# What is your favorite spec bait?



## atmorgan (Feb 13, 2013)

I have been fishing from my kayak in Mobile bay and haven't had much success here lately. I've been fishing the shrimp and popping cork as well as white curly tail on a red head weight. What is your favorite bait to catch these speckled trout this time of year?


----------



## SouthAlabamaSlayer (Oct 13, 2011)

Live shrimp, live menhaden, live croaker, mirrodine, saltwater assassins, they're all killing the Mobile specs.


----------



## sel1005 (Jan 10, 2008)

live shrimp always works best for me, fished very close to structure on the bottom. I have had some success using popping cork but its not my preferred style. Also have lots of luck with 4 in Gulp swimming mullet on a while 1/4 oz jig head. Colors change due to water conditions but watermelon, white, pumpkin and natural are my favorites. Lots of folks use other things/colors, but those are what work for me. 

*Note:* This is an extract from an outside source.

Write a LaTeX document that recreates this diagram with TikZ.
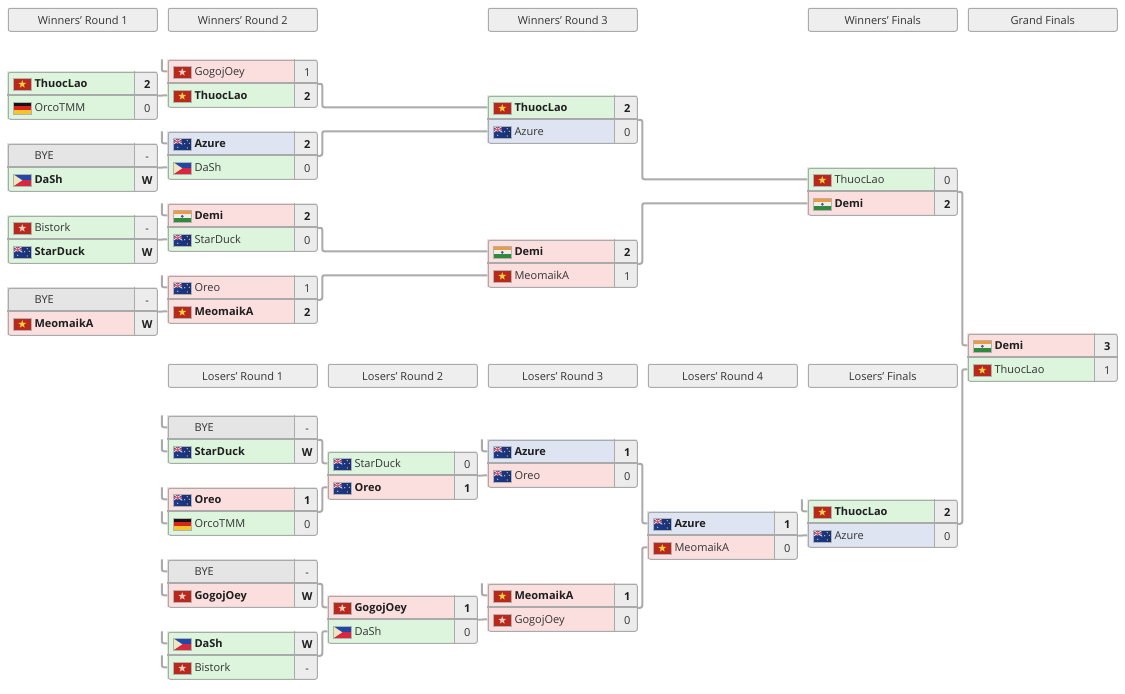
\documentclass[tikz,border=0pt]{standalone}
\usepackage{fontspec}
\setmainfont{Open Sans}
\definecolor{edge}{HTML}{AAAAAA}
\definecolor{rgreen}{HTML}{DDF4DD}
\definecolor{rred}{HTML}{FBDFDF}
\definecolor{rblue}{HTML}{DEE4F2}
\definecolor{rgrey}{HTML}{E5E5E5}
\definecolor{scorebg}{HTML}{ECECEC}
\definecolor{headbg}{HTML}{EEEEEE}
\definecolor{ink}{HTML}{333333}
\definecolor{flagredA}{HTML}{B9281A}
\definecolor{flagredB}{HTML}{E63D24}
\definecolor{flagstarY}{HTML}{F6D040}
\definecolor{flagstarW}{HTML}{F6C8C0}
\definecolor{flagnavy}{HTML}{1E3C8C}
\definecolor{flagnavyB}{HTML}{17306F}
\definecolor{flagcanton}{HTML}{5A4A86}
\definecolor{flagpink}{HTML}{E05A70}
\definecolor{flaggold}{HTML}{F2C62A}
\definecolor{flagderd}{HTML}{D8251B}
\definecolor{flagphb}{HTML}{2048A8}
\definecolor{flagphr}{HTML}{D8283F}
\definecolor{flagcream}{HTML}{EFE6C0}
\definecolor{flagorg}{HTML}{EE9A3E}
\definecolor{flaggrn}{HTML}{2F8A3C}
\definecolor{flagwhite}{HTML}{F0EEE6}
\tikzset{
  px/.style={x=0.75pt,y=-0.75pt},
  headbox/.style={draw=edge,line width=0.75pt,fill=headbg,rounded corners=1.5pt,minimum width=112.5pt-0.75pt,minimum height=18pt-0.75pt,inner sep=0pt,anchor=north west,text=ink,text height=7.7pt,text depth=0pt,font=\fontsize{8.25pt}{10pt}\selectfont},
  matchframe/.style={draw=edge,line width=0.75pt,rounded corners=1.5pt,minimum width=112.5pt-0.75pt,minimum height=36pt-0.75pt,inner sep=0pt,anchor=north west},
  rowbox/.style={minimum width=96pt,minimum height=18pt,inner sep=0pt,outer sep=0pt,anchor=north west},
  scorebox/.style={fill=scorebg,minimum width=16.5pt,minimum height=18pt,inner sep=0pt,outer sep=0pt,anchor=north west,text=ink,text height=7.7pt,text depth=0pt,font=\fontsize{8.25pt}{10pt}\selectfont},
  nametext/.style={inner sep=0pt,anchor=west,text=ink,text height=6.2pt,text depth=1.6pt,font=\fontsize{8.25pt}{10pt}\selectfont},
  conn/.style={draw=edge,line width=1.5pt,rounded corners=1.5pt},
  stub/.style={draw=edge,line width=1.5pt,rounded corners=1.5pt},
}
\newcommand{\starshape}[1]{\fill[#1] (9,1.9)--(9.95,4.7)--(12.9,4.75)--(10.55,6.5)--(11.4,9.3)--(9,7.65)--(6.6,9.3)--(7.45,6.5)--(5.1,4.75)--(8.05,4.7)--cycle;}
\newcommand{\flagvn}{\shade[left color=flagredA,middle color=flagredB,right color=flagredA] (0,0) rectangle (18,12);\starshape{flagstarY}}
\newcommand{\flaghk}{\shade[left color=flagredA,middle color=flagredB,right color=flagredA] (0,0) rectangle (18,12);\starshape{flagstarW}}
\newcommand{\flagde}{\fill[black!92] (0,0) rectangle (18,4);\fill[flagderd] (0,4) rectangle (18,8);\fill[flaggold] (0,8) rectangle (18,12);}
\newcommand{\flagau}{\shade[left color=flagnavy,right color=flagnavyB] (0,0) rectangle (18,12);
  \fill[flagcanton] (0,0) rectangle (9,6);
  \draw[flagwhite,line width=0.6pt] (0,0)--(9,6) (0,6)--(9,0);
  \draw[flagpink,line width=0.9pt] (4.5,0)--(4.5,6) (0,3)--(9,3);
  \foreach \p in {(4.5,9),(14,2.5),(11.5,5.5),(16,5),(14,9.8)}{\fill[white!85!blue] \p circle (0.65);}}
\newcommand{\flagph}{\fill[flagphb] (0,0) rectangle (18,6);\fill[flagphr] (0,6) rectangle (18,12);\fill[flagcream] (0,0)--(9,6)--(0,12)--cycle;}
\newcommand{\flagin}{\fill[flagorg] (0,0) rectangle (18,4);\fill[flagwhite] (0,4) rectangle (18,8);\fill[flaggrn] (0,8) rectangle (18,12);\fill[blue!40!gray] (9,6) circle (1.5);}
% row: name, x, y, flag, text, score, fill, font
\newcommand{\prow}[8]{%
  \node[rowbox,fill=#7] (#1) at (#2,#3) {};
  \node[scorebox] (#1s) at (#2+128,#3) {\hspace{1.5pt}#8#6};
  \node[nametext] (#1n) at (#2+27,#3+13) {#8#5};
  \ifx#4n\else
  \begin{scope}[shift={(#2+6,#3+7)}]
    \csname flag#4\endcsname
    \draw[black!30,line width=0.25pt] (0,0) rectangle (18,12);
  \end{scope}\fi
}
% frame: name, x, y
\newcommand{\mframe}[3]{%
  \node[matchframe] (#1) at (#2+0.5,#3+0.5) {};
  \draw[edge,line width=0.75pt] (#2+127.5,#3)--(#2+127.5,#3+48);
  \draw[edge,line width=1.5pt] (#2,#3+24)--(#2+150,#3+24);
}
\newcommand{\head}[4]{\node[headbox] (#1) at (#2+0.5,#3+0.5) {#4};}
\newcommand{\Bf}{\bfseries\color{black!88}}
\begin{document}
\begin{tikzpicture}[px]
\useasboundingbox (0.75,0.75) rectangle (1125.75,693.75);
\fill[white] (0,0) rectangle (1126,694);
% headers
\head{hwa}{8}{8}{Winners' Round 1}
\head{hwb}{168}{8}{Winners' Round 2}
\head{hwc}{488}{8}{Winners' Round 3}
\head{hwf}{808}{8}{Winners' Finals}
\head{hgf}{968}{8}{Grand Finals}
\head{hla}{168}{364}{Losers' Round 1}
\head{hlb}{328}{364}{Losers' Round 2}
\head{hlc}{488}{364}{Losers' Round 3}
\head{hld}{648}{364}{Losers' Round 4}
\head{hlf}{808}{364}{Losers' Finals}
% Winners' Round 1
\prow{wa1t}{8}{72}{vn}{ThuocLao}{2}{rgreen}{\Bf}
\prow{wa1b}{8}{96}{de}{OrcoTMM}{0}{rgreen}{}
\mframe{wa1}{8}{72}
\prow{wa2t}{8}{144}{n}{BYE}{-}{rgrey}{}
\prow{wa2b}{8}{168}{ph}{DaSh}{W}{rgreen}{\Bf}
\mframe{wa2}{8}{144}
\prow{wa3t}{8}{216}{hk}{Bistork}{-}{rgreen}{}
\prow{wa3b}{8}{240}{au}{StarDuck}{W}{rgreen}{\Bf}
\mframe{wa3}{8}{216}
\prow{wa4t}{8}{288}{n}{BYE}{-}{rgrey}{}
\prow{wa4b}{8}{312}{vn}{MeomaikA}{W}{rred}{\Bf}
\mframe{wa4}{8}{288}
% Winners' Round 2
\prow{wb1t}{168}{60}{hk}{GogojOey}{1}{rred}{}
\prow{wb1b}{168}{84}{vn}{ThuocLao}{2}{rgreen}{\Bf}
\mframe{wb1}{168}{60}
\prow{wb2t}{168}{132}{au}{Azure}{2}{rblue}{\Bf}
\prow{wb2b}{168}{156}{ph}{DaSh}{0}{rgreen}{}
\mframe{wb2}{168}{132}
\prow{wb3t}{168}{204}{in}{Demi}{2}{rred}{\Bf}
\prow{wb3b}{168}{228}{au}{StarDuck}{0}{rgreen}{}
\mframe{wb3}{168}{204}
\prow{wb4t}{168}{276}{au}{Oreo}{1}{rred}{}
\prow{wb4b}{168}{300}{vn}{MeomaikA}{2}{rred}{\Bf}
\mframe{wb4}{168}{276}
% Winners' Round 3
\prow{wc1t}{488}{96}{vn}{ThuocLao}{2}{rgreen}{\Bf}
\prow{wc1b}{488}{120}{au}{Azure}{0}{rblue}{}
\mframe{wc1}{488}{96}
\prow{wc2t}{488}{240}{in}{Demi}{2}{rred}{\Bf}
\prow{wc2b}{488}{264}{vn}{MeomaikA}{1}{rred}{}
\mframe{wc2}{488}{240}
% Winners' Finals
\prow{wft}{808}{168}{vn}{ThuocLao}{0}{rgreen}{}
\prow{wfb}{808}{192}{in}{Demi}{2}{rred}{\Bf}
\mframe{wf}{808}{168}
% Grand Finals
\prow{gft}{968}{334}{in}{Demi}{3}{rred}{\Bf}
\prow{gfb}{968}{358}{vn}{ThuocLao}{1}{rgreen}{}
\mframe{gf}{968}{334}
% Losers' Round 1
\prow{la1t}{168}{416}{n}{BYE}{-}{rgrey}{}
\prow{la1b}{168}{440}{au}{StarDuck}{W}{rgreen}{\Bf}
\mframe{la1}{168}{416}
\prow{la2t}{168}{488}{au}{Oreo}{1}{rred}{\Bf}
\prow{la2b}{168}{512}{de}{OrcoTMM}{0}{rgreen}{}
\mframe{la2}{168}{488}
\prow{la3t}{168}{560}{n}{BYE}{-}{rgrey}{}
\prow{la3b}{168}{584}{hk}{GogojOey}{W}{rred}{\Bf}
\mframe{la3}{168}{560}
\prow{la4t}{168}{632}{ph}{DaSh}{W}{rgreen}{\Bf}
\prow{la4b}{168}{656}{hk}{Bistork}{-}{rgreen}{}
\mframe{la4}{168}{632}
% Losers' Round 2
\prow{lb1t}{328}{452}{au}{StarDuck}{0}{rgreen}{}
\prow{lb1b}{328}{476}{au}{Oreo}{1}{rred}{\Bf}
\mframe{lb1}{328}{452}
\prow{lb2t}{328}{596}{hk}{GogojOey}{1}{rred}{\Bf}
\prow{lb2b}{328}{620}{ph}{DaSh}{0}{rgreen}{}
\mframe{lb2}{328}{596}
% Losers' Round 3
\prow{lc1t}{488}{440}{au}{Azure}{1}{rblue}{\Bf}
\prow{lc1b}{488}{464}{au}{Oreo}{0}{rred}{}
\mframe{lc1}{488}{440}
\prow{lc2t}{488}{584}{vn}{MeomaikA}{1}{rred}{\Bf}
\prow{lc2b}{488}{608}{hk}{GogojOey}{0}{rred}{}
\mframe{lc2}{488}{584}
% Losers' Round 4
\prow{ldt}{648}{512}{au}{Azure}{1}{rblue}{\Bf}
\prow{ldb}{648}{536}{vn}{MeomaikA}{0}{rred}{}
\mframe{ld}{648}{512}
% Losers' Finals
\prow{lft}{808}{500}{vn}{ThuocLao}{2}{rgreen}{\Bf}
\prow{lfb}{808}{524}{au}{Azure}{0}{rblue}{}
\mframe{lf}{808}{500}
% straight connectors
\draw[conn] (wa1.east) -- (wb1b.west);
\draw[conn] (wa2.east) -- (wb2b.west);
\draw[conn] (wa3.east) -- (wb3b.west);
\draw[conn] (wa4.east) -- (wb4b.west);
\draw[conn] (lb1.east) -- (lc1b.west);
\draw[conn] (lb2.east) -- (lc2b.west);
\draw[conn] (ld.east) -- (lfb.west);
% elbow connectors: out of the right edge, along a lane 4.5px away, into the row
\newcommand{\elbow}[2]{\draw[conn] (#1.east) -- ++(4.5,0) |- (#2.west);}
\elbow{wb1}{wc1t}
\elbow{wb2}{wc1b}
\elbow{wb3}{wc2t}
\elbow{wb4}{wc2b}
\elbow{wc1}{wft}
\elbow{wc2}{wfb}
\elbow{wf}{gft}
\elbow{lf}{gfb}
\elbow{la1}{lb1t}
\elbow{la2}{lb1b}
\elbow{la3}{lb2t}
\elbow{la4}{lb2b}
\elbow{lc1}{ldt}
\elbow{lc2}{ldb}
% stubs from the bracket lane
\newcommand{\stubto}[1]{\coordinate (#1from) at ([shift={(-5.5,-12)}]#1.west);\draw[stub] (#1from) |- (#1.west);}
\stubto{wb1t}\stubto{wb2t}\stubto{wb3t}\stubto{wb4t}
\stubto{la1t}\stubto{la1b}\stubto{la2t}\stubto{la2b}
\stubto{la3t}\stubto{la3b}\stubto{la4t}\stubto{la4b}
\stubto{lc1t}\stubto{lc2t}\stubto{lft}
\end{tikzpicture}
\end{document}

Also, this time of year, the bite is pretty much gone by 8-8:30 due to the heat, they head for deep holes. Find their holes with your bottom machine and drop a live shrimp in the middle of it, you'll do fine. Good luck!


----------



## LSP552 (May 4, 2013)

Matrix Shad on a 1/4 oz jig works great here in Louisiana. It has become my favorite plastic.

Ken


----------



## 60hertz (Oct 1, 2007)

DOA CAL shad in avocado with red glitter on a red 1/8oz jig head smothered in Procure Inshore scent.


----------



## slayerextreme (Jan 10, 2012)

Bass pro shop stik-o (chartreuse/white
5/0 wide gap 1/8oz weighted hook

deadly combination!!!!

http://www.basspro.com/Bass-Pro-Shops-StikO-Worm-53/8/product/95625/


----------



## SaltFish (May 29, 2013)

A floated live shrimp has always killed it for me. But artificially an 17mr or super spook get the larger ones, and as far as softies go, jigging a vudu works well, not so much under a popping cork, and I got wild the other day and used an old Bass jig of mine, brown/purple and caught 3 descent sized specs lol That was in Pcola


----------



## MGuns (Dec 31, 2007)

As far as artificials I'll use a 3/4 oz silver spoon, 17mr, top dawg, and DOA shrimp on popping cork. Live baits is shrimp and pin fish. Early mornings and evenings.


----------



## fisheye48 (Sep 28, 2007)

CROAKERS!!!!! you would be amazed at how big of a bait a 2-3lb fish can eat...also like to throw top water as a search bait to find them...but live bait all the way!!!!


----------



## Bayfisher (Jun 7, 2013)

17mr. proven deadly


----------



## BrakeTurnAccelerate (Jul 1, 2012)

What color 17MR's do you guys like? Who has 18MR's in stock locally(ish)?

I've tried C17MR-GCSB, C17MR-TROUT, 17MR-BNSBO with little luck. I am fishing from shore, so I'm already handicapped.


----------



## Hawkseye (Feb 17, 2012)

Small croakers and Super Spooks.


----------



## fsu alex (Aug 3, 2011)

1.Slayer SSB
2.Mirrodine 17MR and 18MR
3.Super Spook jr. 
The Slayer baits seem to always catch the most and the biggest trout.


----------



## yellow mouth (Jun 25, 2013)

live scrimp.


----------



## bigfella (Oct 31, 2011)

Big Croakers on a small hook.. Where you fishing in Mobile Bay?


----------